My reasoning is that the disallowed rollover of tIRA basis to the 401(k) and the subsequent removal with code E would mean that there was only a partial rollover of the original distribution from the tIRA and that depositing the basis back into the tIRA would constitute a completion of the rollover of the remainder of original distribution from the tIRA, a late rollover.  The completion of the tIRA-to-tIRA rollover of the basis would be subject to the one-rollover-per-12-months limitation, so you would have to have not done another tIRA-to-tIRA or Roth IRA-to-Roth IRA rollover within the one year period ending on the date of the original distribution from the tIRA.



But why would it be late if the original disallowed rollover was within 60 days?  Im sure I have not had another like kind rollover within 12 months, I cannot think of why I would even do one, besides this example.  I’ve transfered IRAs from other custodians, but that’s not a rollover, right? Called Vanguard today, they sent me the paper form that they use for VRIP (a self-administered brokerage account they allow you to host with them for self-directed solo 401ks and similar retirement plans).  They advised me to indicate a rollover from that account to my Roth.  But, I didnt think that was allowed.  The CPA who has been helping me to says I need to make a “conversion contribution”.   Meaning tIRA to Roth IRA.  



I’m considering the rollover of the basis to the 401(k) and its distribution via EPCRS to be a failed rollover and therefore a portion of the original distribution from the tIRA that has not yet been successfully rolled over.



Yes, you are right, but it’s still within 60 days, so it is not late.  Interestingly, I think I can fix this right on Vanguard’s site.  I go to “contribute” and then there is a question “Is this a rollover from an employer-sponsored plan OR IRA?I click yes, and then there are 2 options. This rollover is:1. From another Roth IRA2. A conversion from a non-Roth IRA (e.g, traditional IRA) or a non-Roth account in an employer-sponsored plan.I choose #2 and select the remaining basis from my 2023 8606 calculations, $5,657.14.I select where the money is coming from – my linked bank account.I indicated it’s an IRA conversion and it’s not associated w/ my solo k at all. So the 5498 should be marked as a conversion, not a contribution or rollover… Good to go, right?

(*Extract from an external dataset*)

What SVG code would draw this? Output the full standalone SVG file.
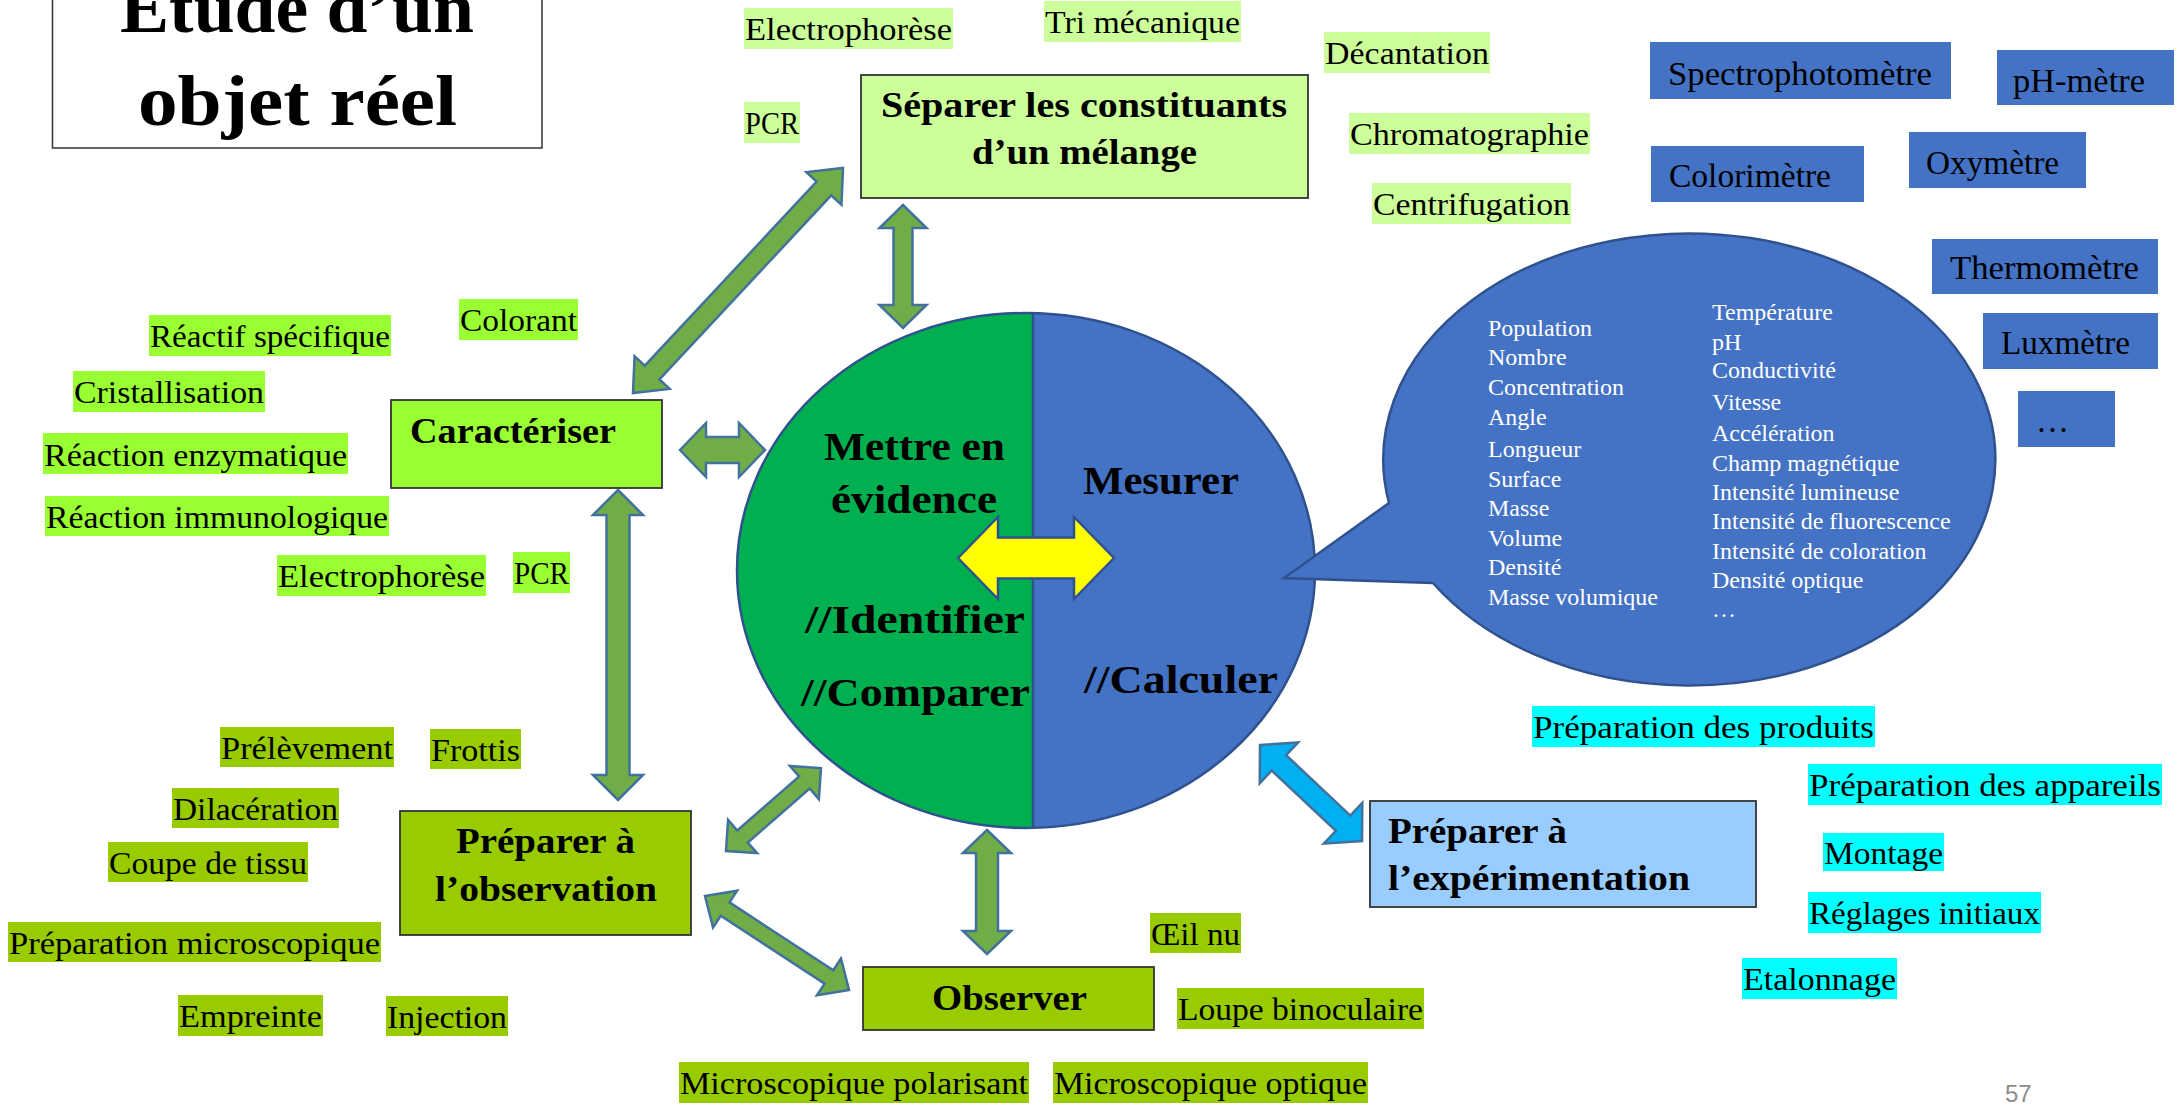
<svg xmlns="http://www.w3.org/2000/svg" width="2179" height="1105" viewBox="0 0 2179 1105">
<style>
text{font-family:"Liberation Serif","Times New Roman",serif;fill:#000}
.b{font-weight:bold}
.lbl{font-size:31px}
.lg{fill:#CCFF99}
.bg{fill:#99FF33}
.og{fill:#99CC00}
.cy{fill:#00FFFF}
.box{stroke:#333;stroke-width:1.8}
.inst{fill:#4472C4}
.it{font-size:33px}
.bt{font-size:24px;fill:#fff}
.nt{font-size:36px;font-weight:bold}
.ct{font-size:39px;font-weight:bold}
.arr{fill:#70AD47;stroke:#41719C;stroke-width:2.5;stroke-linejoin:miter}
</style>
<defs>
<clipPath id="lh"><rect x="0" y="0" width="1033" height="1105"/></clipPath>
<clipPath id="rh"><rect x="1033" y="0" width="1146" height="1105"/></clipPath>
</defs>
<rect width="2179" height="1105" fill="#fff"/>

<g id="title">
<rect x="52.5" y="-5" width="489.5" height="153" fill="#fff" stroke="#333" stroke-width="1.5"/>
<text x="120" y="32" class="b" font-size="72" textLength="354" lengthAdjust="spacingAndGlyphs">Étude d’un</text>
<text x="138" y="125" class="b" font-size="72" textLength="319" lengthAdjust="spacingAndGlyphs">objet réel</text>
</g>

<g id="connectors">
<path class="arr" d="M0,0 L28,-24 L28,-10 L279.8,-10 L279.8,-24 L307.8,0 L279.8,24 L279.8,10 L28,10 L28,24 Z" transform="translate(633,393) rotate(-46.97)"/>
<path class="arr" d="M0,0 L23,-23.5 L23,-9.5 L100,-9.5 L100,-23.5 L123,0 L100,23.5 L100,9.5 L23,9.5 L23,23.5 Z" transform="translate(903,205) rotate(90)"/>
<path class="arr" d="M0,0 L26,-27 L26,-13 L59,-13 L59,-27 L85,0 L59,27 L59,13 L26,13 L26,27 Z" transform="translate(680,450)"/>
<path class="arr" d="M0,0 L25,-25 L25,-11.5 L285,-11.5 L285,-25 L310,0 L285,25 L285,11.5 L25,11.5 L25,25 Z" transform="translate(618,490) rotate(90)"/>
<path class="arr" d="M0,0 L22,-22 L22,-8 L104.1,-8 L104.1,-22 L126.1,0 L104.1,22 L104.1,8 L22,8 L22,22 Z" transform="translate(726,851) rotate(-41.14)"/>
<path class="arr" d="M0,0 L24,-22 L24,-8 L148,-8 L148,-22 L172,0 L148,22 L148,8 L24,8 L24,22 Z" transform="translate(705,896) rotate(33.13)"/>
<path class="arr" d="M0,0 L23,-24 L23,-11 L101,-11 L101,-24 L124,0 L101,24 L101,11 L23,11 L23,24 Z" transform="translate(987,830) rotate(90)"/>
<path class="arr" style="fill:#00B0F0" d="M0,0 L26,-28 L26,-10.5 L114.1,-10.5 L114.1,-28 L140.1,0 L114.1,28 L114.1,10.5 L26,10.5 L26,28 Z" transform="translate(1260,745) rotate(43.26)"/>
</g>

<g id="node-central">
<ellipse cx="1026" cy="570.5" rx="289" ry="257.5" fill="#00B050" clip-path="url(#lh)"/>
<ellipse cx="1026" cy="570.5" rx="289" ry="257.5" fill="#4472C4" clip-path="url(#rh)"/>
<ellipse cx="1026" cy="570.5" rx="289" ry="257.5" fill="none" stroke="#2F528F" stroke-width="2.5"/>
<line x1="1033" y1="313" x2="1033" y2="828" stroke="#2F528F" stroke-width="2.5"/>
<text x="824" y="460" class="ct" textLength="181" lengthAdjust="spacingAndGlyphs">Mettre en</text>
<text x="831" y="513" class="ct" textLength="166" lengthAdjust="spacingAndGlyphs">évidence</text>
<text x="1083" y="494" class="ct" textLength="156" lengthAdjust="spacingAndGlyphs">Mesurer</text>
<text x="805" y="633" class="ct" textLength="220" lengthAdjust="spacingAndGlyphs">//Identifier</text>
<text x="801" y="706" class="ct" textLength="229" lengthAdjust="spacingAndGlyphs">//Comparer</text>
<text x="1084" y="693" class="ct" textLength="194" lengthAdjust="spacingAndGlyphs">//Calculer</text>
<path class="arr" style="fill:#FFFF00;stroke:#2F528F" d="M0,0 L40,-41 L40,-20.5 L116,-20.5 L116,-41 L156,0 L116,41 L116,20.5 L40,20.5 L40,41 Z" transform="translate(958,558)"/>
</g>

<g id="node-separer">
<rect x="861" y="75" width="447" height="123" class="lg box"/>
<text x="881" y="117" class="nt" textLength="406" lengthAdjust="spacingAndGlyphs">Séparer les constituants</text>
<text x="972" y="164" class="nt" textLength="225" lengthAdjust="spacingAndGlyphs">d’un mélange</text>
</g>

<g id="node-caracteriser">
<rect x="391" y="400" width="271" height="88" class="bg box"/>
<text x="410" y="443" class="nt" textLength="206" lengthAdjust="spacingAndGlyphs">Caractériser</text>
</g>

<g id="node-preparer-obs">
<rect x="400" y="811" width="291" height="124" class="og box"/>
<text x="456" y="853" class="nt" textLength="179" lengthAdjust="spacingAndGlyphs">Préparer à</text>
<text x="435" y="901" class="nt" textLength="222" lengthAdjust="spacingAndGlyphs">l’observation</text>
</g>

<g id="node-observer">
<rect x="863" y="967" width="291" height="63" class="og box"/>
<text x="932" y="1010" class="nt" textLength="155" lengthAdjust="spacingAndGlyphs">Observer</text>
</g>

<g id="node-preparer-exp">
<rect x="1370" y="801" width="386" height="106" fill="#99CCFF" class="box"/>
<text x="1388" y="843" class="nt" textLength="179" lengthAdjust="spacingAndGlyphs">Préparer à</text>
<text x="1388" y="890" class="nt" textLength="302" lengthAdjust="spacingAndGlyphs">l’expérimentation</text>
</g>

<g id="node-bulle">
<path d="M1389,503 L1284,578 L1433,583 A306,226 0 1 0 1389,503 Z" fill="#4472C4" stroke="#2F528F" stroke-width="2.5"/>
<text x="1488" y="335.6" class="bt">Population</text>
<text x="1488" y="365" class="bt">Nombre</text>
<text x="1488" y="395" class="bt">Concentration</text>
<text x="1488" y="425" class="bt">Angle</text>
<text x="1488" y="457" class="bt">Longueur</text>
<text x="1488" y="486.5" class="bt">Surface</text>
<text x="1488" y="516" class="bt">Masse</text>
<text x="1488" y="546" class="bt">Volume</text>
<text x="1488" y="575" class="bt">Densité</text>
<text x="1488" y="605" class="bt">Masse volumique</text>
<text x="1712" y="320" class="bt">Température</text>
<text x="1712" y="350" class="bt">pH</text>
<text x="1712" y="378" class="bt">Conductivité</text>
<text x="1712" y="410" class="bt">Vitesse</text>
<text x="1712" y="440.5" class="bt">Accélération</text>
<text x="1712" y="471" class="bt">Champ magnétique</text>
<text x="1712" y="500" class="bt">Intensité lumineuse</text>
<text x="1712" y="529" class="bt">Intensité de fluorescence</text>
<text x="1712" y="558.5" class="bt">Intensité de coloration</text>
<text x="1712" y="588" class="bt">Densité optique</text>
<text x="1712" y="617" class="bt">…</text>
</g>

<g id="instruments">
<rect x="1650" y="42" width="301" height="57" class="inst"/>
<text x="1668" y="85" class="it" textLength="264" lengthAdjust="spacingAndGlyphs">Spectrophotomètre</text>
<rect x="1997" y="50" width="177" height="55" class="inst"/>
<text x="2013" y="92" class="it" textLength="132" lengthAdjust="spacingAndGlyphs">pH-mètre</text>
<rect x="1651" y="146" width="213" height="56" class="inst"/>
<text x="1669" y="187" class="it" textLength="162" lengthAdjust="spacingAndGlyphs">Colorimètre</text>
<rect x="1909" y="132" width="177" height="56" class="inst"/>
<text x="1926" y="174" class="it" textLength="133" lengthAdjust="spacingAndGlyphs">Oxymètre</text>
<rect x="1932" y="239" width="226" height="55" class="inst"/>
<text x="1950" y="279" class="it" textLength="189" lengthAdjust="spacingAndGlyphs">Thermomètre</text>
<rect x="1983" y="313" width="175" height="56" class="inst"/>
<text x="2001" y="354" class="it" textLength="129" lengthAdjust="spacingAndGlyphs">Luxmètre</text>
<rect x="2018" y="391" width="97" height="56" class="inst"/>
<text x="2036" y="432" class="it">…</text>
</g>

<g id="labels-separer">
<rect x="744" y="8" width="209" height="41" class="lg"/><text x="745" y="40" class="lbl" textLength="207" lengthAdjust="spacingAndGlyphs">Electrophorèse</text>
<rect x="1044" y="1" width="197" height="41" class="lg"/><text x="1045" y="33" class="lbl" textLength="195" lengthAdjust="spacingAndGlyphs">Tri mécanique</text>
<rect x="1324" y="32" width="166" height="41" class="lg"/><text x="1325" y="64" class="lbl" textLength="164" lengthAdjust="spacingAndGlyphs">Décantation</text>
<rect x="744" y="102" width="56" height="41" class="lg"/><text x="745" y="134" class="lbl" textLength="54" lengthAdjust="spacingAndGlyphs">PCR</text>
<rect x="1349" y="113" width="241" height="41" class="lg"/><text x="1350" y="145" class="lbl" textLength="239" lengthAdjust="spacingAndGlyphs">Chromatographie</text>
<rect x="1372" y="183" width="199" height="41" class="lg"/><text x="1373" y="215" class="lbl" textLength="197" lengthAdjust="spacingAndGlyphs">Centrifugation</text>
</g>

<g id="labels-caracteriser">
<rect x="149" y="315" width="242" height="41" class="bg"/><text x="150" y="347" class="lbl" textLength="240" lengthAdjust="spacingAndGlyphs">Réactif spécifique</text>
<rect x="459" y="299" width="119" height="41" class="bg"/><text x="460" y="331" class="lbl" textLength="117" lengthAdjust="spacingAndGlyphs">Colorant</text>
<rect x="73" y="371" width="192" height="41" class="bg"/><text x="74" y="403" class="lbl" textLength="190" lengthAdjust="spacingAndGlyphs">Cristallisation</text>
<rect x="43" y="433" width="305" height="41" class="bg"/><text x="44" y="466" class="lbl" textLength="303" lengthAdjust="spacingAndGlyphs">Réaction enzymatique</text>
<rect x="45" y="496" width="344" height="40" class="bg"/><text x="46" y="528" class="lbl" textLength="342" lengthAdjust="spacingAndGlyphs">Réaction immunologique</text>
<rect x="277" y="555" width="209" height="41" class="bg"/><text x="278" y="587" class="lbl" textLength="207" lengthAdjust="spacingAndGlyphs">Electrophorèse</text>
<rect x="513" y="552" width="57" height="41" class="bg"/><text x="514" y="584" class="lbl" textLength="55" lengthAdjust="spacingAndGlyphs">PCR</text>
</g>

<g id="labels-observation">
<rect x="220" y="727" width="174" height="40" class="og"/><text x="221" y="759" class="lbl" textLength="172" lengthAdjust="spacingAndGlyphs">Prélèvement</text>
<rect x="430" y="729" width="91" height="40" class="og"/><text x="431" y="761" class="lbl" textLength="89" lengthAdjust="spacingAndGlyphs">Frottis</text>
<rect x="172" y="788" width="167" height="40" class="og"/><text x="173" y="820" class="lbl" textLength="165" lengthAdjust="spacingAndGlyphs">Dilacération</text>
<rect x="108" y="842" width="200" height="40" class="og"/><text x="109" y="874" class="lbl" textLength="198" lengthAdjust="spacingAndGlyphs">Coupe de tissu</text>
<rect x="8" y="922" width="373" height="40" class="og"/><text x="9" y="954" class="lbl" textLength="371" lengthAdjust="spacingAndGlyphs">Préparation microscopique</text>
<rect x="178" y="995" width="145" height="41" class="og"/><text x="179" y="1027" class="lbl" textLength="143" lengthAdjust="spacingAndGlyphs">Empreinte</text>
<rect x="386" y="996" width="122" height="40" class="og"/><text x="387" y="1028" class="lbl" textLength="120" lengthAdjust="spacingAndGlyphs">Injection</text>
<rect x="679" y="1062" width="350" height="41" class="og"/><text x="680" y="1094" class="lbl" textLength="348" lengthAdjust="spacingAndGlyphs">Microscopique polarisant</text>
<rect x="1053" y="1062" width="315" height="41" class="og"/><text x="1054" y="1094" class="lbl" textLength="313" lengthAdjust="spacingAndGlyphs">Microscopique optique</text>
<rect x="1150" y="913" width="91" height="40" class="og"/><text x="1151" y="945" class="lbl" textLength="89" lengthAdjust="spacingAndGlyphs">Œil nu</text>
<rect x="1177" y="988" width="247" height="41" class="og"/><text x="1178" y="1020" class="lbl" textLength="245" lengthAdjust="spacingAndGlyphs">Loupe binoculaire</text>
</g>

<g id="labels-experimentation">
<rect x="1532" y="706" width="343" height="41" class="cy"/><text x="1533" y="738" class="lbl" textLength="341" lengthAdjust="spacingAndGlyphs">Préparation des produits</text>
<rect x="1808" y="764" width="354" height="41" class="cy"/><text x="1809" y="796" class="lbl" textLength="352" lengthAdjust="spacingAndGlyphs">Préparation des appareils</text>
<rect x="1823" y="833" width="121" height="38" class="cy"/><text x="1824" y="864" class="lbl" textLength="119" lengthAdjust="spacingAndGlyphs">Montage</text>
<rect x="1808" y="892" width="233" height="41" class="cy"/><text x="1809" y="924" class="lbl" textLength="231" lengthAdjust="spacingAndGlyphs">Réglages initiaux</text>
<rect x="1742" y="958" width="155" height="41" class="cy"/><text x="1743" y="990" class="lbl" textLength="153" lengthAdjust="spacingAndGlyphs">Etalonnage</text>
</g>

<text x="2005" y="1102" font-size="24" style="font-family:'Liberation Sans',Arial,sans-serif;fill:#8C8C8C">57</text>
</svg>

“This was completed in Nov of 2022.” That appears to be what you said about the timing of the rollover from the traditional IRA to the 401(k) and was much more than 60 days ago.



That was the OP, mine was done in Feb 2023.   I was able to correct this and it’s remarkably simple.  You do it right on the Vanguard website per the steps above.  The excess removal is also very simple for me, since my 401k is self-directed, but I imagine it wouldnt be much more difficult for a Vanguard one. 



I failed to notice that the OP was different.  Since your original distribution was less than 60 days ago, you are correct, no self-certification needed.